Plotting code records
------------------------
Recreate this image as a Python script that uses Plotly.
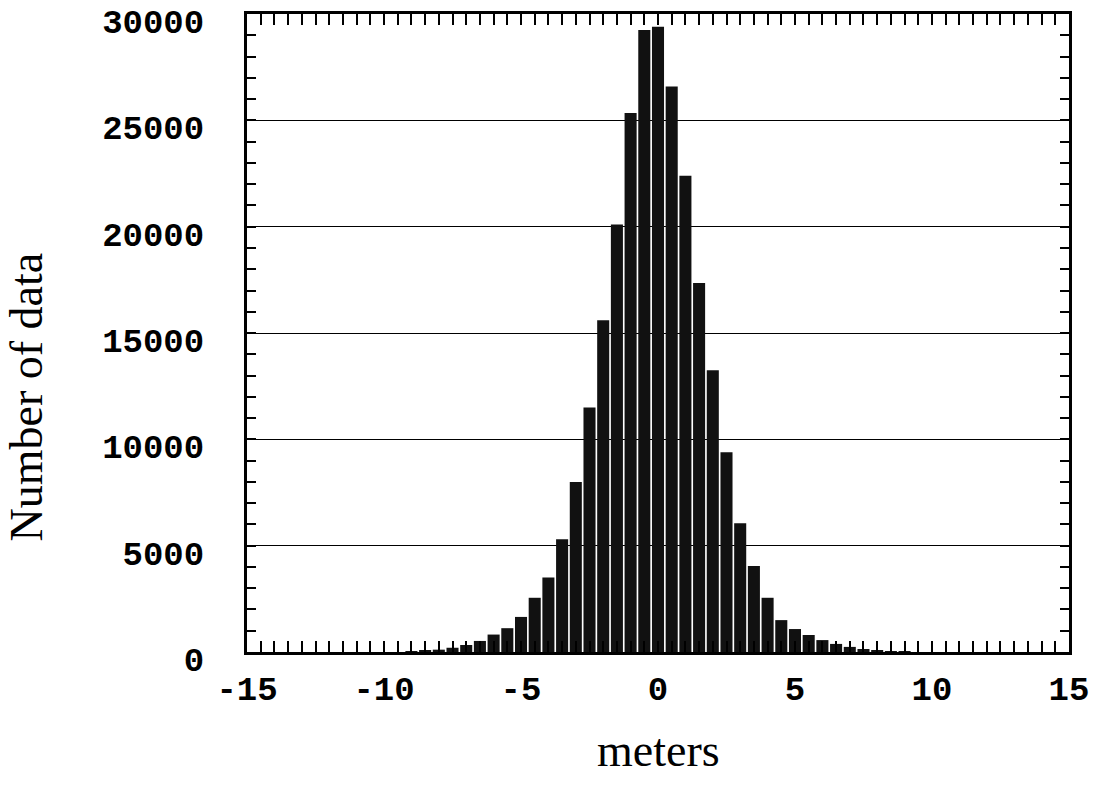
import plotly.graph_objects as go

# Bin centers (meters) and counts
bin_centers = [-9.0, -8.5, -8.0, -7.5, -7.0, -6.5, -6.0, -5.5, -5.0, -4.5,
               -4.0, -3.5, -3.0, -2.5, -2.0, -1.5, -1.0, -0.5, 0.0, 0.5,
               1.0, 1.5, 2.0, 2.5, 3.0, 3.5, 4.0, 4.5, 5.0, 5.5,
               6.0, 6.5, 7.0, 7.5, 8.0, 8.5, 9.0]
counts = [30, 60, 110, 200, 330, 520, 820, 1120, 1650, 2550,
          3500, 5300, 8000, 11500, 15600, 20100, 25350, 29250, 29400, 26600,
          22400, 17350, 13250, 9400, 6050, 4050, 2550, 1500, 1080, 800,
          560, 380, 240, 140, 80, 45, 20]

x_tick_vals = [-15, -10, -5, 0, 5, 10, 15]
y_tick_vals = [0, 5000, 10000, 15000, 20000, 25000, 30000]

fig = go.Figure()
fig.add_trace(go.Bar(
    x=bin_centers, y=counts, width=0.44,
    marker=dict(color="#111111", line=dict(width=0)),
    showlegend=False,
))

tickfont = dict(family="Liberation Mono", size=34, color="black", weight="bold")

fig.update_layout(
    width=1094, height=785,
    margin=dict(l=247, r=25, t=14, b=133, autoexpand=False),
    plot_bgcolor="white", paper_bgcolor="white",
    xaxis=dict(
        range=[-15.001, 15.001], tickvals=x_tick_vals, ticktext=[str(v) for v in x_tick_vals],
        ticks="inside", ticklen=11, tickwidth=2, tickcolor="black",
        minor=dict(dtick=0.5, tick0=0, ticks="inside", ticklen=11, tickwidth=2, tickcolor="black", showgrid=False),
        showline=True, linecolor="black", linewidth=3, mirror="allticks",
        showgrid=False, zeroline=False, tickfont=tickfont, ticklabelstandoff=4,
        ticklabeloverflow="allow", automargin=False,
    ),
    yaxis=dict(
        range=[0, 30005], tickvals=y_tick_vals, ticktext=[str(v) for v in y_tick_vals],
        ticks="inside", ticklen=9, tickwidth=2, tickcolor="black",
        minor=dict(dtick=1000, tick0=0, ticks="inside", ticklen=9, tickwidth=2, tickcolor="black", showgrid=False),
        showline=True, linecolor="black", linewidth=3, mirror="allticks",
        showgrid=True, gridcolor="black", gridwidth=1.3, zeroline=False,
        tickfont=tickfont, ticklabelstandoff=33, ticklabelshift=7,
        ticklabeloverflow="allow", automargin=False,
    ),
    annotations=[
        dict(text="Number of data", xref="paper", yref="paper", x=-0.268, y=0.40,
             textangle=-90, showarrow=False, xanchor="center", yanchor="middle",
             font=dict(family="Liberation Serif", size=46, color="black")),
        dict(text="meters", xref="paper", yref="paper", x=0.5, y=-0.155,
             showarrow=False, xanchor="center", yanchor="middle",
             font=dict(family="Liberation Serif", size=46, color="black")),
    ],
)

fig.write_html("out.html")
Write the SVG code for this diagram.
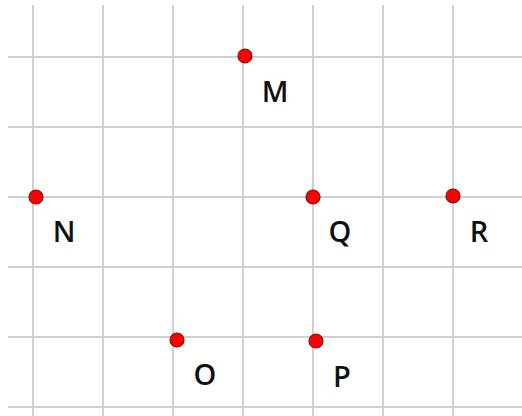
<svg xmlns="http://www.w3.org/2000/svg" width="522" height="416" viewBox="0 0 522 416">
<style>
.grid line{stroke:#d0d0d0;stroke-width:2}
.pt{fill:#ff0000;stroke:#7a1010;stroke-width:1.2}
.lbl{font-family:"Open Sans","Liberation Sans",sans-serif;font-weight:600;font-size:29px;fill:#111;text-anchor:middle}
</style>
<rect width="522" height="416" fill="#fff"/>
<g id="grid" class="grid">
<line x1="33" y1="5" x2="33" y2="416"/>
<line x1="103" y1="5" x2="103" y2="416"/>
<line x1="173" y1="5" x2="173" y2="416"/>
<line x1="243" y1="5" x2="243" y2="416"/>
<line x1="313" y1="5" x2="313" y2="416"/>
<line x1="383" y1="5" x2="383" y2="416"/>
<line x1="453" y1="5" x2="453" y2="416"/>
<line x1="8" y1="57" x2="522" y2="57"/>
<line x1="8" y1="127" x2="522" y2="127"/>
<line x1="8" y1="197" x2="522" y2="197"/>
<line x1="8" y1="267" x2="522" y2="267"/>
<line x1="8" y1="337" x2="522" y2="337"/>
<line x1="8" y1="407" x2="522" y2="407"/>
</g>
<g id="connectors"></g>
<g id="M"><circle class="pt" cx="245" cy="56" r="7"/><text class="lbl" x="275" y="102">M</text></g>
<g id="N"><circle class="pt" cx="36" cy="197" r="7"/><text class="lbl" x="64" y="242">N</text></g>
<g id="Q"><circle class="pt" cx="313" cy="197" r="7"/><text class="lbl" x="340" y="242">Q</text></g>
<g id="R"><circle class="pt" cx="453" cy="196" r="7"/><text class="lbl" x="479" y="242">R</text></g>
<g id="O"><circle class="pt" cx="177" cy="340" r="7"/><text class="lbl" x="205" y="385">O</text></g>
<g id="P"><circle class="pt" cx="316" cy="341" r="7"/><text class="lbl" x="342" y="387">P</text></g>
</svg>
------------------------
• What you are asked to do
Above are the records; repeat their lines from the first through the line containing "y_tick_vals = [0, 5000, 10000, 15000, 20000, 25000, 30000]", and leave out each picture.

• Worked answer
Recreate this image as a Python script that uses Plotly.
import plotly.graph_objects as go

# Bin centers (meters) and counts
bin_centers = [-9.0, -8.5, -8.0, -7.5, -7.0, -6.5, -6.0, -5.5, -5.0, -4.5,
               -4.0, -3.5, -3.0, -2.5, -2.0, -1.5, -1.0, -0.5, 0.0, 0.5,
               1.0, 1.5, 2.0, 2.5, 3.0, 3.5, 4.0, 4.5, 5.0, 5.5,
               6.0, 6.5, 7.0, 7.5, 8.0, 8.5, 9.0]
counts = [30, 60, 110, 200, 330, 520, 820, 1120, 1650, 2550,
          3500, 5300, 8000, 11500, 15600, 20100, 25350, 29250, 29400, 26600,
          22400, 17350, 13250, 9400, 6050, 4050, 2550, 1500, 1080, 800,
          560, 380, 240, 140, 80, 45, 20]

x_tick_vals = [-15, -10, -5, 0, 5, 10, 15]
y_tick_vals = [0, 5000, 10000, 15000, 20000, 25000, 30000]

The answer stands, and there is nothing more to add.